Il tramonto del campo larghissimo e le nuove strategie pentastellate

Come si era già visto in occasione del referendum, in merito al quesito sull’immigrazione, il «campo larghissimo» del centrosinistra perde ogni giorno una ragione di esistere. La presa di posizione a favore della collaborazione con la Russia per l’acquisto del gas e la manifestazione all’Aia contro il riarmo dell’Ue segna il definitivo passo del M5s che pone i pentastellati fuori dalla linea di politica estera europeista, atlantista e filoucraina dei partiti di centrosinistra. In queste condizioni, un’alleanza elettorale alle politiche che andasse da Conte a Calenda non sarebbe solo impossibile, ma irragionevole e profondamente contraddittoria.
La Schlein - che ha impostato tutta la sua linea di segretaria del Pd sull’apertura totale e quasi incondizionata ai pentastellati - aveva aperto ad un dialogo con la Meloni, nel pieno di una crisi internazionale che di solito richiede almeno un minimo di confronto costruttivo fra maggioranza e opposizione, fermi restando i rispettivi ruoli.
Conte ha capito che questa mossa avrebbe creato una sorta di «dualismo bipolare» con Meloni e Schlein al comando dei rispettivi poli (esattamente ciò che vorrebbe la premier con la riforma elettorale, tramite la quale si inserirebbe il nome dell’aspirante presidente del Consiglio a fianco dei partiti coalizzati) ma la linea di politica estera pentastellata non è una reazione, bensì un «attacco preventivo» ad un quadro politico che non contempla gli spazi immensi di manovra e di condizionamento che il leader pentastellato vorrebbe avere.
Per semplificare, Conte agisce su tre piani: nei confronti della Meloni, vuole porsi come unico e principale oppositore, «polarizzando» ma a suo vantaggio, predisponendosi come candidato naturale per scalzare la leader di FdI da Palazzo Chigi; con le sue iniziative restringe sempre più gli spazi di movimento ad una Schlein che ha il doppio dei voti del M5s, cercando di esercitare un’egemonia politica e programmatica sull’intera opposizione, schiacciando il Pd nella speranza di sottometterlo; crea i presupposti perché i centristi si autoescludano da ogni possibile fronte di opposizione, aumentando il peso specifico del M5s (anche provando ad «annettersi» AVS, che però ha una sua specificità e non sembra prestarsi a regalare a Conte l’egemonia nel «campo progressista»).

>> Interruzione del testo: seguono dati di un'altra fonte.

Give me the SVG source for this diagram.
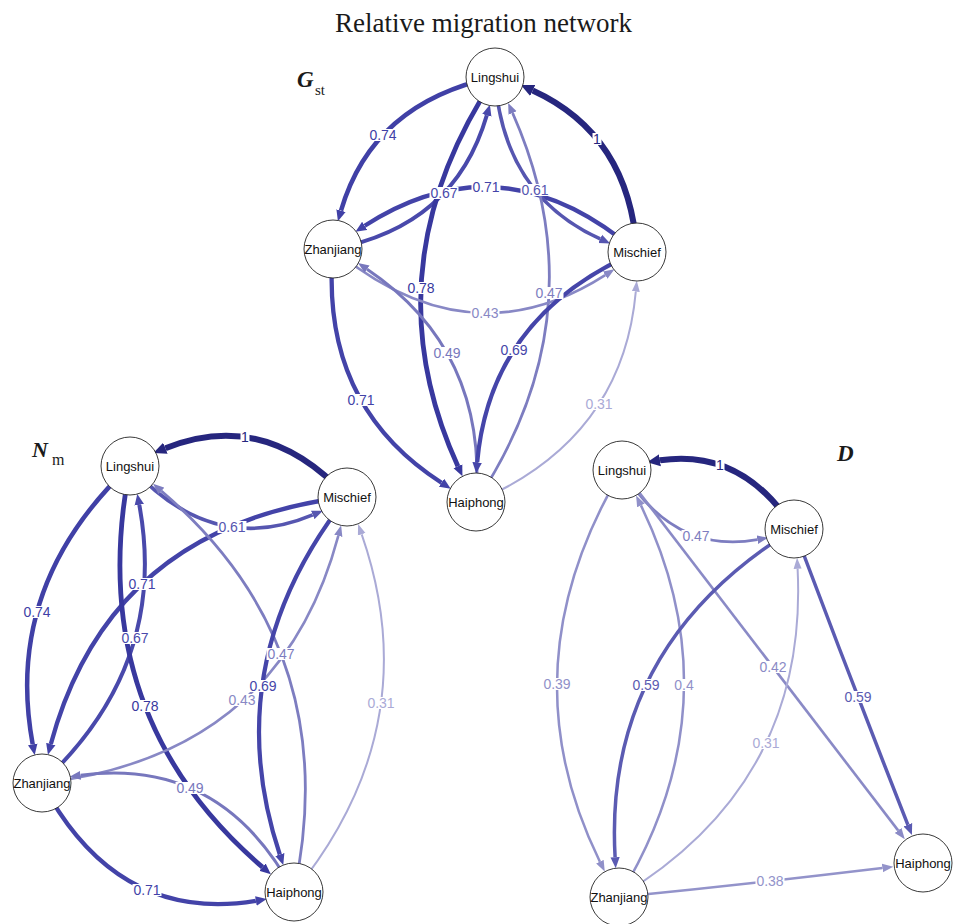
<svg xmlns="http://www.w3.org/2000/svg" width="953" height="924" viewBox="0 0 953 924">
<style>
.e{fill:none;stroke-linecap:butt}
.w100{stroke:#26267e;stroke-width:6}
.w78{stroke:#38389e;stroke-width:4.8}
.w74{stroke:#4040a6;stroke-width:4.5}
.w71{stroke:#4343a8;stroke-width:4.3}
.w69{stroke:#4545a9;stroke-width:4.2}
.w67{stroke:#4949ab;stroke-width:4}
.w61{stroke:#5656b0;stroke-width:3.6}
.w59{stroke:#5b5bb2;stroke-width:3.5}
.w49{stroke:#7777bd;stroke-width:3}
.w47{stroke:#7d7dc0;stroke-width:2.8}
.w43{stroke:#8888c5;stroke-width:2.6}
.w42{stroke:#8a8ac6;stroke-width:2.6}
.w40{stroke:#9090c9;stroke-width:2.5}
.w38{stroke:#9393ca;stroke-width:2.4}
.w31{stroke:#aaaad6;stroke-width:2}
.lb text{font-family:"Liberation Sans",Arial,sans-serif;font-size:14px;text-anchor:middle}
.lb rect{fill:#fff}
.t100{fill:#26267e}.t78{fill:#38389e}.t74{fill:#4040a6}.t71{fill:#4343a8}.t69{fill:#4545a9}.t67{fill:#4949ab}.t61{fill:#5656b0}.t59{fill:#5b5bb2}.t49{fill:#7777bd}.t47{fill:#7d7dc0}.t43{fill:#8888c5}.t42{fill:#8a8ac6}.t40{fill:#9090c9}.t38{fill:#9393ca}.t31{fill:#aaaad6}
.node circle{fill:#fff;stroke:#222;stroke-width:0.9}
.node text{font-family:"Liberation Sans",Arial,sans-serif;font-size:13px;text-anchor:middle;fill:#111}
.ttl{font-family:"Liberation Serif","Times New Roman",serif;fill:#1a1a1a}
</style>
<defs>
<marker id="m100" viewBox="0 -6.5 13 13" refX="0" refY="0" markerWidth="13" markerHeight="13" markerUnits="userSpaceOnUse" orient="auto"><path d="M0,-6L13,0L0,6z" fill="#26267e"/></marker>
<marker id="m78" viewBox="0 -5 11 10" refX="0" refY="0" markerWidth="11" markerHeight="10" markerUnits="userSpaceOnUse" orient="auto"><path d="M0,-4.8L11,0L0,4.8z" fill="#38389e"/></marker>
<marker id="m74" viewBox="0 -5 11 10" refX="0" refY="0" markerWidth="11" markerHeight="10" markerUnits="userSpaceOnUse" orient="auto"><path d="M0,-4.8L11,0L0,4.8z" fill="#4040a6"/></marker>
<marker id="m71" viewBox="0 -5 11 10" refX="0" refY="0" markerWidth="11" markerHeight="10" markerUnits="userSpaceOnUse" orient="auto"><path d="M0,-4.8L11,0L0,4.8z" fill="#4343a8"/></marker>
<marker id="m69" viewBox="0 -5 11 10" refX="0" refY="0" markerWidth="11" markerHeight="10" markerUnits="userSpaceOnUse" orient="auto"><path d="M0,-4.8L11,0L0,4.8z" fill="#4545a9"/></marker>
<marker id="m67" viewBox="0 -5 11 10" refX="0" refY="0" markerWidth="11" markerHeight="10" markerUnits="userSpaceOnUse" orient="auto"><path d="M0,-4.8L11,0L0,4.8z" fill="#4949ab"/></marker>
<marker id="m61" viewBox="0 -5 11 10" refX="0" refY="0" markerWidth="11" markerHeight="10" markerUnits="userSpaceOnUse" orient="auto"><path d="M0,-4.6L11,0L0,4.6z" fill="#5656b0"/></marker>
<marker id="m59" viewBox="0 -5 11 10" refX="0" refY="0" markerWidth="11" markerHeight="10" markerUnits="userSpaceOnUse" orient="auto"><path d="M0,-4.6L11,0L0,4.6z" fill="#5b5bb2"/></marker>
<marker id="m49" viewBox="0 -5 11 10" refX="0" refY="0" markerWidth="11" markerHeight="10" markerUnits="userSpaceOnUse" orient="auto"><path d="M0,-4.4L11,0L0,4.4z" fill="#7777bd"/></marker>
<marker id="m47" viewBox="0 -5 11 10" refX="0" refY="0" markerWidth="11" markerHeight="10" markerUnits="userSpaceOnUse" orient="auto"><path d="M0,-4.4L11,0L0,4.4z" fill="#7d7dc0"/></marker>
<marker id="m43" viewBox="0 -5 11 10" refX="0" refY="0" markerWidth="11" markerHeight="10" markerUnits="userSpaceOnUse" orient="auto"><path d="M0,-4.2L11,0L0,4.2z" fill="#8888c5"/></marker>
<marker id="m42" viewBox="0 -5 11 10" refX="0" refY="0" markerWidth="11" markerHeight="10" markerUnits="userSpaceOnUse" orient="auto"><path d="M0,-4.2L11,0L0,4.2z" fill="#8a8ac6"/></marker>
<marker id="m40" viewBox="0 -5 11 10" refX="0" refY="0" markerWidth="11" markerHeight="10" markerUnits="userSpaceOnUse" orient="auto"><path d="M0,-4.2L11,0L0,4.2z" fill="#9090c9"/></marker>
<marker id="m38" viewBox="0 -5 11 10" refX="0" refY="0" markerWidth="11" markerHeight="10" markerUnits="userSpaceOnUse" orient="auto"><path d="M0,-4.2L11,0L0,4.2z" fill="#9393ca"/></marker>
<marker id="m31" viewBox="0 -5 11 10" refX="0" refY="0" markerWidth="11" markerHeight="10" markerUnits="userSpaceOnUse" orient="auto"><path d="M0,-4L11,0L0,4z" fill="#aaaad6"/></marker>
</defs>
<rect width="953" height="924" fill="#fff"/>
<text class="ttl" x="483.5" y="32" font-size="27" text-anchor="middle">Relative migration network</text>
<g id="panel-labels" class="ttl">
<text x="297" y="87" font-size="23" font-weight="bold" font-style="italic">G</text>
<text x="315" y="95" font-size="15">st</text>
<text x="32" y="457" font-size="22" font-weight="bold" font-style="italic">N</text>
<text x="52" y="465" font-size="16">m</text>
<text x="837" y="461" font-size="23" font-weight="bold" font-style="italic">D</text>
</g>
<g id="connectors">
<g id="edges-gst">
<path class="e w74" marker-end="url(#m74)" d="M495,77 Q372.5,102.7 341.0,210.7"/>
<path class="e w100" marker-end="url(#m100)" d="M637,252 Q629.4,134.6 532.7,90.5"/>
<path class="e w67" marker-end="url(#m67)" d="M333,249 Q454.4,226.6 486.8,115.3"/>
<path class="e w71" marker-end="url(#m71)" d="M637,252 Q502.5,136.8 364.7,225.8"/>
<path class="e w61" marker-end="url(#m61)" d="M495,77 Q502.7,194.9 600.2,238.9"/>
<path class="e w78" marker-end="url(#m78)" d="M495,77 Q368.0,269.1 457.9,466.2"/>
<path class="e w47" marker-end="url(#m47)" d="M476,502 Q601.3,313.4 512.6,113.0"/>
<path class="e w43" marker-end="url(#m43)" d="M333,249 Q469.1,362.3 605.2,275.1"/>
<path class="e w49" marker-end="url(#m49)" d="M476,502 Q487.9,350.4 367.1,269.2"/>
<path class="e w71" marker-end="url(#m71)" d="M333,249 Q319.3,404.1 441.5,482.7"/>
<path class="e w69" marker-end="url(#m69)" d="M637,252 Q490.4,314.9 477.2,462.4"/>
<path class="e w31" marker-end="url(#m31)" d="M476,502 Q622.5,439.1 635.8,291.6"/>
</g>
<g id="edges-nm">
<path class="e w100" marker-end="url(#m100)" d="M347,497 Q265.6,408.0 165.4,448.2"/>
<path class="e w61" marker-end="url(#m61)" d="M130,466 Q211.8,557.2 312.7,514.9"/>
<path class="e w71" marker-end="url(#m71)" d="M347,497 Q109.9,525.6 50.8,744.1"/>
<path class="e w74" marker-end="url(#m74)" d="M130,466 Q3.2,585.2 32.7,744.3"/>
<path class="e w67" marker-end="url(#m67)" d="M42,783 Q168.9,665.5 139.3,504.8"/>
<path class="e w47" marker-end="url(#m47)" d="M294,892 Q345.8,648.7 161.4,491.0"/>
<path class="e w78" marker-end="url(#m78)" d="M130,466 Q82.0,712.6 262.5,867.1"/>
<path class="e w43" marker-end="url(#m43)" d="M42,783 Q279.3,756.3 338.3,535.9"/>
<path class="e w69" marker-end="url(#m69)" d="M347,497 Q216.2,663.3 279.8,854.5"/>
<path class="e w31" marker-end="url(#m31)" d="M294,892 Q428.6,727.3 361.7,534.3"/>
<path class="e w49" marker-end="url(#m49)" d="M294,892 Q221.6,756.4 80.5,775.3"/>
<path class="e w71" marker-end="url(#m71)" d="M42,783 Q116.2,923.9 255.9,900.9"/>
</g>
<g id="edges-d">
<path class="e w100" marker-end="url(#m100)" d="M794,529 Q743.1,448.2 660.0,460.3"/>
<path class="e w47" marker-end="url(#m47)" d="M622,470 Q673.3,554.7 757.3,539.7"/>
<path class="e w42" marker-end="url(#m42)" d="M622,470 Q760.9,651.1 898.1,830.4"/>
<path class="e w40" marker-end="url(#m40)" d="M622,470 Q504.2,666.7 599.9,861.7"/>
<path class="e w40" marker-end="url(#m40)" d="M619,897 Q737.0,703.8 640.9,505.4"/>
<path class="e w59" marker-end="url(#m59)" d="M794,529 Q603.1,646.2 615.1,857.2"/>
<path class="e w31" marker-end="url(#m31)" d="M619,897 Q808.3,783.3 797.6,568.8"/>
<path class="e w59" marker-end="url(#m59)" d="M794,529 Q850.2,678.5 907.9,824.8"/>
<path class="e w38" marker-end="url(#m38)" d="M619,897 Q749.2,884.0 882.4,868.0"/>
</g>
<g id="edge-labels" class="lb">
<rect x="368.5" y="129" width="29" height="12"/><text class="t74" x="383" y="140">0.74</text>
<rect x="592.5" y="133" width="9" height="12"/><text class="t100" x="597" y="144">1</text>
<rect x="429.5" y="187" width="29" height="12"/><text class="t67" x="444" y="198">0.67</text>
<rect x="471.5" y="181" width="29" height="12"/><text class="t71" x="486" y="192">0.71</text>
<rect x="520.5" y="184" width="29" height="12"/><text class="t61" x="535" y="195">0.61</text>
<rect x="406.5" y="282" width="29" height="12"/><text class="t78" x="421" y="293">0.78</text>
<rect x="534.5" y="287" width="29" height="12"/><text class="t47" x="549" y="298">0.47</text>
<rect x="470.5" y="307" width="29" height="12"/><text class="t43" x="485" y="318">0.43</text>
<rect x="432.5" y="347" width="29" height="12"/><text class="t49" x="447" y="358">0.49</text>
<rect x="499.5" y="344" width="29" height="12"/><text class="t69" x="514" y="355">0.69</text>
<rect x="346.5" y="394" width="29" height="12"/><text class="t71" x="361" y="405">0.71</text>
<rect x="584.5" y="398" width="29" height="12"/><text class="t31" x="599" y="409">0.31</text>

<rect x="240.5" y="431" width="9" height="12"/><text class="t100" x="245" y="442">1</text>
<rect x="217.5" y="521" width="29" height="12"/><text class="t61" x="232" y="532">0.61</text>
<rect x="127.5" y="578" width="29" height="12"/><text class="t71" x="142" y="589">0.71</text>
<rect x="22.5" y="606" width="29" height="12"/><text class="t74" x="37" y="617">0.74</text>
<rect x="120.5" y="632" width="29" height="12"/><text class="t67" x="135" y="643">0.67</text>
<rect x="266.5" y="648" width="29" height="12"/><text class="t47" x="281" y="659">0.47</text>
<rect x="130.5" y="700" width="29" height="12"/><text class="t78" x="145" y="711">0.78</text>
<rect x="227.5" y="694" width="29" height="12"/><text class="t43" x="242" y="705">0.43</text>
<rect x="248.5" y="680" width="29" height="12"/><text class="t69" x="263" y="691">0.69</text>
<rect x="366.5" y="697" width="29" height="12"/><text class="t31" x="381" y="708">0.31</text>
<rect x="175.5" y="782" width="29" height="12"/><text class="t49" x="190" y="793">0.49</text>
<rect x="132.5" y="884" width="29" height="12"/><text class="t71" x="147" y="895">0.71</text>

<rect x="715.5" y="459" width="9" height="12"/><text class="t100" x="720" y="470">1</text>
<rect x="681.5" y="530" width="29" height="12"/><text class="t47" x="696" y="541">0.47</text>
<rect x="758.5" y="661" width="29" height="12"/><text class="t42" x="773" y="672">0.42</text>
<rect x="542.5" y="678" width="29" height="12"/><text class="t40" x="557" y="689">0.39</text>
<rect x="631.5" y="679" width="29" height="12"/><text class="t59" x="646" y="690">0.59</text>
<rect x="673.5" y="679" width="21" height="12"/><text class="t40" x="684" y="690">0.4</text>
<rect x="843.5" y="691" width="29" height="12"/><text class="t59" x="858" y="702">0.59</text>
<rect x="751.5" y="737" width="29" height="12"/><text class="t31" x="766" y="748">0.31</text>
<rect x="755.5" y="875" width="29" height="12"/><text class="t38" x="770" y="886">0.38</text>
</g>
</g>
<g id="nodes">
<g id="gst-lingshui" class="node"><circle cx="495" cy="77" r="29"/><text x="495" y="81.5">Lingshui</text></g>
<g id="gst-zhanjiang" class="node"><circle cx="333" cy="249" r="29"/><text x="333" y="253.5">Zhanjiang</text></g>
<g id="gst-mischief" class="node"><circle cx="637" cy="252" r="29"/><text x="637" y="256.5">Mischief</text></g>
<g id="gst-haiphong" class="node"><circle cx="476" cy="502" r="29"/><text x="476" y="506.5">Haiphong</text></g>
<g id="nm-lingshui" class="node"><circle cx="130" cy="466" r="29"/><text x="130" y="470.5">Lingshui</text></g>
<g id="nm-mischief" class="node"><circle cx="347" cy="497" r="29"/><text x="347" y="501.5">Mischief</text></g>
<g id="nm-zhanjiang" class="node"><circle cx="42" cy="783" r="29"/><text x="42" y="787.5">Zhanjiang</text></g>
<g id="nm-haiphong" class="node"><circle cx="294" cy="892" r="29"/><text x="294" y="896.5">Haiphong</text></g>
<g id="d-lingshui" class="node"><circle cx="622" cy="470" r="29"/><text x="622" y="474.5">Lingshui</text></g>
<g id="d-mischief" class="node"><circle cx="794" cy="529" r="29"/><text x="794" y="533.5">Mischief</text></g>
<g id="d-zhanjiang" class="node"><circle cx="619" cy="897" r="29"/><text x="619" y="901.5">Zhanjiang</text></g>
<g id="d-haiphong" class="node"><circle cx="923" cy="863" r="29"/><text x="923" y="867.5">Haiphong</text></g>
</g>
</svg>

C’è poi l’opportunismo elettorale: una parte degli elettori è contro l’Europa e non ama l’Ucraina, però finora è stata la Lega a conquistare parte di quei voti, mentre ora Conte vuole vendicarsi dell’«Opa ostile» che alle Europee del 2019 Salvini fece sui voti di mezzo della maggioranza gialloverde (spostandoli in massa dal M5s al Carroccio); così si spiega anche l’ambiguità sull’immigrazione. Insomma, il Conte di oggi potrebbe benissimo tornare a presiedere il suo primo governo, ma non il secondo (dove c’era il Pd e la linea era diversa, anche sull’Europa e sulle spese militari).
O l’Europa porrà fine alle guerre o le guerre porranno fine all’Europa! pic.twitter.com/owyEk91Qgw
— Giuseppe Conte (@GiuseppeConteIT) June 23, 2025
Più piccolo diventa il campo progressista, maggiore è la fetta pentastellata (ma, soprattutto, più forte è l’influenza di Conte, che diventa essenziale per non far fare al Pd la fine ingloriosa delle Politiche 2022). Senza contare che la radicalizzazione spacca il Pd e rende non impossibile una separazione (in casa o no) dei riformisti dai seguaci della Schlein. In tutto questo la Meloni ha un vantaggio enorme: se le opposizioni sono unite ma dissonanti, ne può denunciare l’incoerenza e batterle; se il campo progressista si restringe, governa altri dieci anni; se invece la Schlein si riprende il sopravvento, il dualismo fra due figure femminili tanto diverse fra loro può solo avvantaggiare entrambe.
Ma anche Conte ha il suo vantaggio: se resta all’opposizione, lucra voti sulla radicalizzazione, tanto non ha l’onere di governare e può promettere ciò che vuole agli elettori; se va al governo, o si prende Palazzo Chigi oppure (tenendosi la possibilità di «staccare la spina» all’Esecutivo in ogni momento, come ha fatto con Draghi) costringe la Schlein a scegliere una terza persona, come nel 2018, affiancata da lui stesso e dalla segretaria del Pd, in un accordo di governo altrettanto ambiguo e instabile come quello dei gialloverdi.